* [Exercise task]:
The lines from the top of the material below through the line containing "first<br>sabbatical; no<br>accrual toward<br>2nd" are to be printed exactly, with pictures omitted.

* [Provided material]:
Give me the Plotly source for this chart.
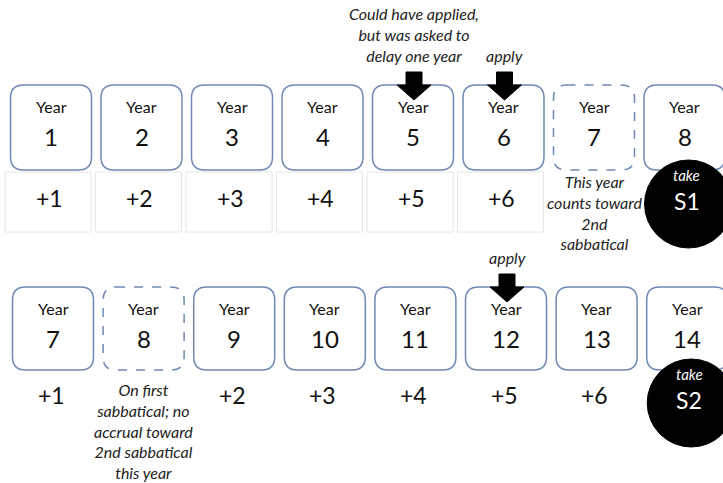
import plotly.graph_objects as go

# ---- data ----
row1_years = [1, 2, 3, 4, 5, 6, 7, 8]
row1_counts = ["+1", "+2", "+3", "+4", "+5", "+6"]
row1_dashed = [7]
row1_apply = {5: "Could have applied,<br>but was asked to<br>delay one year", 6: "apply"}
row1_take = {8: "S1"}
row1_notes = {7: "This year<br>counts toward<br>2nd<br>sabbatical"}

row2_years = [7, 8, 9, 10, 11, 12, 13, 14]
row2_counts = ["+1", "", "+2", "+3", "+4", "+5", "+6"]
row2_dashed = [8]
row2_apply = {12: "apply"}
row2_take = {14: "S2"}
row2_notes = {8: "On first<br>sabbatical; no<br>accrual toward<br>2nd sabbatical<br>this year"}

# ---- layout constants ----
W, H = 723, 483
FONT = "Lato, 'Open Sans', sans-serif"
BORDER = "#7088b4"
rows = [
    dict(years=row1_years, counts=row1_counts, dashed=row1_dashed, apply=row1_apply,
         take=row1_take, notes=row1_notes, x0=51, step=90.5, top=85, bot=170,
         cells=True, count_y=198, circle_y=204, note_y=212),
    dict(years=row2_years, counts=row2_counts, dashed=row2_dashed, apply=row2_apply,
         take=row2_take, notes=row2_notes, x0=53, step=90.6, top=287, bot=370,
         cells=False, count_y=395, circle_y=403, note_y=431),
]
BW = 81
R = 13


def rrect(x0, y0, x1, y1, r):
    return (f"M {x0+r},{y0} L {x1-r},{y0} Q {x1},{y0} {x1},{y0+r} "
            f"L {x1},{y1-r} Q {x1},{y1} {x1-r},{y1} L {x0+r},{y1} "
            f"Q {x0},{y1} {x0},{y1-r} L {x0},{y0+r} Q {x0},{y0} {x0+r},{y0} Z")


shapes = []
ann = []

for row in rows:
    top, bot = row["top"], row["bot"]
    for i, yr in enumerate(row["years"]):
        cx = row["x0"] + i * row["step"]
        # count cell
        if row["cells"] and i < len(row["counts"]):
            shapes.append(dict(type="rect", x0=cx - 46, x1=cx + 40, y0=bot + 2, y1=bot + 62,
                               line=dict(color="#e6e6e6", width=1), layer="below"))
        # count label
        if i < len(row["counts"]) and row["counts"][i]:
            ann.append(dict(x=cx - 2, y=row["count_y"], text=row["counts"][i], showarrow=False,
                            font=dict(family=FONT, size=23, color="#111")))
        # year box
        shapes.append(dict(type="path", path=rrect(cx - BW / 2, top, cx + BW / 2, bot, R),
                           fillcolor="white",
                           line=dict(color=BORDER, width=1.5,
                                     dash="dash" if yr in row["dashed"] else "solid")))
        ann.append(dict(x=cx, y=top + 21, text="Year", showarrow=False,
                        font=dict(family=FONT, size=16, color="#111")))
        ann.append(dict(x=cx, y=top + 51, text=str(yr), showarrow=False,
                        font=dict(family=FONT, size=24, color="#111")))
        # take circle (drawn over the box)
        if yr in row["take"]:
            cy = row["circle_y"]
            rr = 44
            shapes.append(dict(type="circle", x0=cx + 4 - rr, x1=cx + 4 + rr,
                               y0=cy - rr, y1=cy + rr, fillcolor="black",
                               line=dict(color="black", width=1)))
            ann.append(dict(x=cx + 2, y=cy - 19, text="<i>take</i>", showarrow=False,
                            yanchor="bottom", borderpad=0,
                            font=dict(family=FONT, size=15, color="white")))
            ann.append(dict(x=cx + 2, y=cy - 18, text=row["take"][yr], showarrow=False,
                            yanchor="top", borderpad=0,
                            font=dict(family=FONT, size=23, color="white")))
        # apply arrow
        if yr in row["apply"]:
            ax = cx + 1
            tip = top + 15
            path = (f"M {ax-8},{top-13} L {ax+8},{top-13} L {ax+8},{top} L {ax+17},{top} "
                    f"L {ax},{tip} L {ax-17},{top} L {ax-8},{top} Z")
            shapes.append(dict(type="path", path=path, fillcolor="black",
                               line=dict(color="black", width=1)))
            txt = row["apply"][yr]
            ann.append(dict(x=ax, y=top - 18, text=f"<i>{txt}</i>", showarrow=False,
                            yanchor="bottom",
                            font=dict(family=FONT, size=16, color="#222")))
        # notes
        if yr in row["notes"]:
            ann.append(dict(x=cx, y=row["note_y"], text=f"<i>{row['notes'][yr]}</i>",
                            showarrow=False, yanchor="middle",
                            font=dict(family=FONT, size=16, color="#222")))

fig = go.Figure()
fig.update_layout(
    width=W, height=H, margin=dict(l=0, r=0, t=0, b=0),
    paper_bgcolor="white", plot_bgcolor="white",
    xaxis=dict(range=[0, W], visible=False, fixedrange=True),
    yaxis=dict(range=[H, 0], visible=False, fixedrange=True),
    shapes=shapes, annotations=ann, showlegend=False,
)
fig.write_html("out.html", config={"displayModeBar": False},
               post_script="document.body.style.margin='0px';document.body.style.overflow='hidden';")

* [Written solution]:
Give me the Plotly source for this chart.
import plotly.graph_objects as go

# ---- data ----
row1_years = [1, 2, 3, 4, 5, 6, 7, 8]
row1_counts = ["+1", "+2", "+3", "+4", "+5", "+6"]
row1_dashed = [7]
row1_apply = {5: "Could have applied,<br>but was asked to<br>delay one year", 6: "apply"}
row1_take = {8: "S1"}
row1_notes = {7: "This year<br>counts toward<br>2nd<br>sabbatical"}

row2_years = [7, 8, 9, 10, 11, 12, 13, 14]
row2_counts = ["+1", "", "+2", "+3", "+4", "+5", "+6"]
row2_dashed = [8]
row2_apply = {12: "apply"}
row2_take = {14: "S2"}
row2_notes = {8: "On first<br>sabbatical; no<br>accrual toward<br>2nd sabbatical<br>this year"}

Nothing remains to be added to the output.